The Testing and Troubleshooting applications space seems to be cannibalized by Infrastructure management applications, since these management suites are tuned to perform multiple tasks that a multitude of smaller applications can perform, and that too as efficiently. Only 25 percent have invested in Testing and Troubleshooting Applications, and just 18 percent plan to do so in the next one year.

Knowledge mismanagement

The hype around Knowledge Management (KM), seems to be just that. KM as a concept came into existence in the mid-90s but doesn't seem to have taken shape in the Indian enterprise. Currently, only 18 percent of companies have adopted KM initiatives and only 17 percent plan to invest in this area in the future.

While most Indian companies have stayed away from KM solutions; they will clearly have to be a focus area in the future.

Research Snapshots
  • 50 percent of the respondents have invested in Enterprise packaged software last year and 46 percent plan to do so in 2004-05.
  • Among the companies who invested in packaged software, on average 29 percent of the IT budget was spent on software.
  • Among the companies that plan to invest in packaged software in FY 2004-05, about 25 percent of their IT budget has been allotted to this area.
  • In packaged software, the three main areas for investment have been NOS, RDBMS, and Web/proxy/mail server—and this trend is seen across all industry verticals.
  • Planned investment in the three key areas is halved this year as compared to the past year.
  • With enterprise networks becoming more complex, implementation of Infrastructure/Network Management Tools is slowly gaining significance. This year 31 percent of the respondents plan to invest in Infrastructure/Network management tools.
  • Knowledge Management (KM) hasn't grown beyond the hype cycle, currently only 18 percent companies have KM in place and 2004-05 doesn't look that promising.

NM Suggests
  • Organizations that have complex, heterogeneous IT infrastructure should invest in Infrastructure/ Network management tools. These tools make infrastructure management simple, centralized and cost-effective.
  • For many organizations it makes more sense to deploy Infrastructure Management (IM) applications than specialized Testing and troubleshooting tools, except in certain areas (like Telecom, Datacenters, ISPs, etc) where these tools are a necessity.
  • Knowledge Management is one area that needs immediate attention in the Indian enterprise. Companies need to seriously consider Knowledge Management initiatives in order to capture and retain existing knowledge within an organization.
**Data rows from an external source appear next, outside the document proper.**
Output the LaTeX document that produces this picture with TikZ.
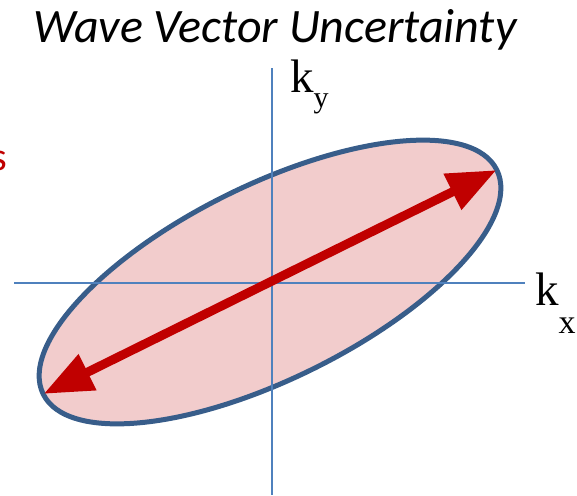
\documentclass[tikz,border=0pt]{standalone}
\usepackage{fontspec}
\setmainfont{Liberation Serif}
\newfontfamily\calibri{Carlito}
\usetikzlibrary{shapes.geometric,arrows.meta}
\definecolor{axisblue}{RGB}{79,129,189}
\definecolor{edgeblue}{RGB}{56,93,138}
\definecolor{pinkfill}{RGB}{242,204,204}
\definecolor{darkred}{RGB}{192,0,0}
\begin{document}
\begin{tikzpicture}[x=1pt,y=-1pt,
  axisline/.style={draw=axisblue,line width=1.8pt},
  spread/.style={ellipse,draw=edgeblue,fill=pinkfill,line width=5pt,inner sep=0pt},
  redarrow/.style={draw=darkred,line width=9pt,
    arrows={Triangle[length=49pt,width=38pt]-Triangle[length=49pt,width=38pt]},
    shorten <=3pt, shorten >=3pt},
  axislabel/.style={inner sep=0pt,anchor=base west,font=\fontsize{47}{47}\selectfont}
]
\useasboundingbox (0,0) rectangle (577,495);
\node[anchor=base west,inner sep=0pt,font=\calibri\itshape\fontsize{48}{48}\selectfont] (title) at (33,42) {Wave Vector Uncertainty};
\node[anchor=base east,inner sep=0pt,text=darkred,font=\calibri\fontsize{40}{40}\selectfont] (cut) at (7,170) {s};
\node[spread,minimum width=506pt,minimum height=194pt,rotate=26.3] (el) at (270,282) {};
\coordinate (xl) at (14,283);
\coordinate (xr) at (525,283);
\coordinate (yt) at (272,68);
\coordinate (yb) at (272,495);
\draw[axisline] (xl) -- (xr);
\draw[axisline] (yt) -- (yb);
\draw[redarrow] (el.west) -- (el.east);
\node[axislabel] (ky) at (290,92) {k\raisebox{-15pt}{\fontsize{30}{30}\selectfont y}};
\node[axislabel] (kx) at (535,305) {k\raisebox{-28pt}{\fontsize{34}{34}\selectfont x}};
\end{tikzpicture}
\end{document}
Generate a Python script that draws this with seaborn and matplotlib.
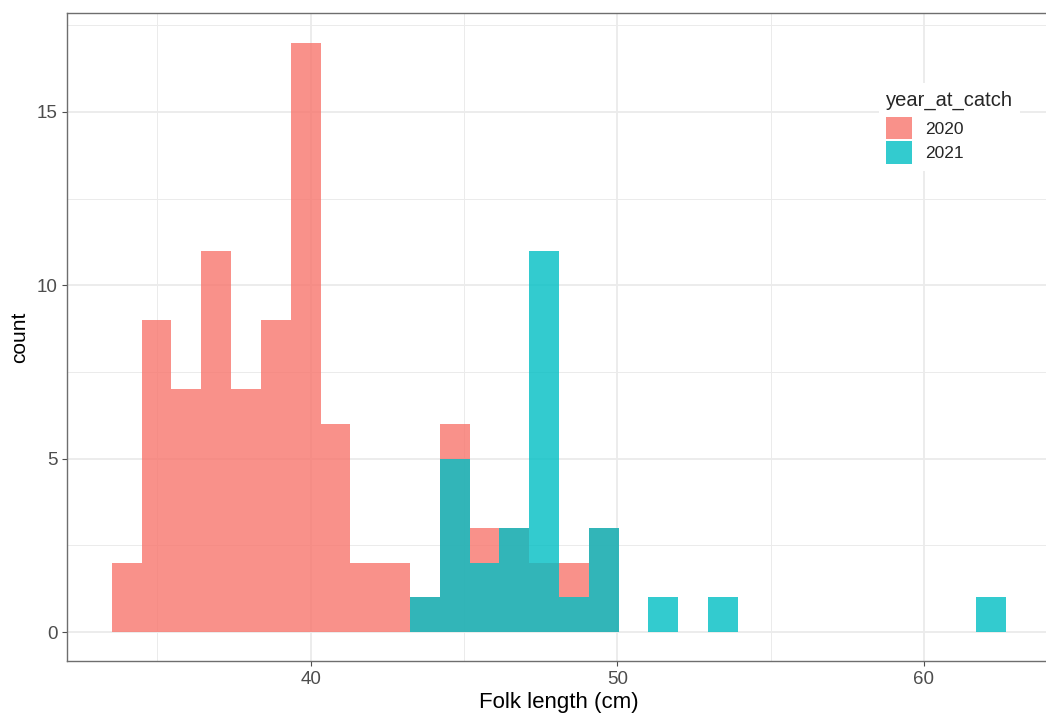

BPL mobile uses BI to promote business
BPL mobile, with over 1.2 million customers rightly believes that its customers are the company's largest non-replicable asset. It uses Business Intelligence (BI) tools to help deliver focussed services and generate better value from its existing subscriber base. BI helps the company identify new business segments, cross-sell and up-sell services, identify user needs in particular segments, create retention strategies, and empower its business users with timely relevant information.

Blurring differentiation

"We've come to a crossroad where the only long-term key business differentiator from other mobile telecom operators is customer service," explained Deepak Varma, Senior Vice President and Chief Operating Officer, BPL. "Since the customer is our most valuable asset, it makes perfect sense to understand this asset in detail."

The BI in BPL mobile

The company uses BI tools from SAS to help perform customer asset management. "With these tools we can look across usage tabs and identify potentially beneficial segments. The marketing and sales teams can pro-actively create the necessary strategies and execute the same. Cross-selling becomes easy, and up-selling becomes a win-win proposition," said Varma.

The BI tools provide information about subscriber calling behavior, usage pattern, payment patterns, and history of his/her getting in touch with the company. This behavior pattern is matched with other subscribers to identify potential voluntary or involuntary turnover (churn).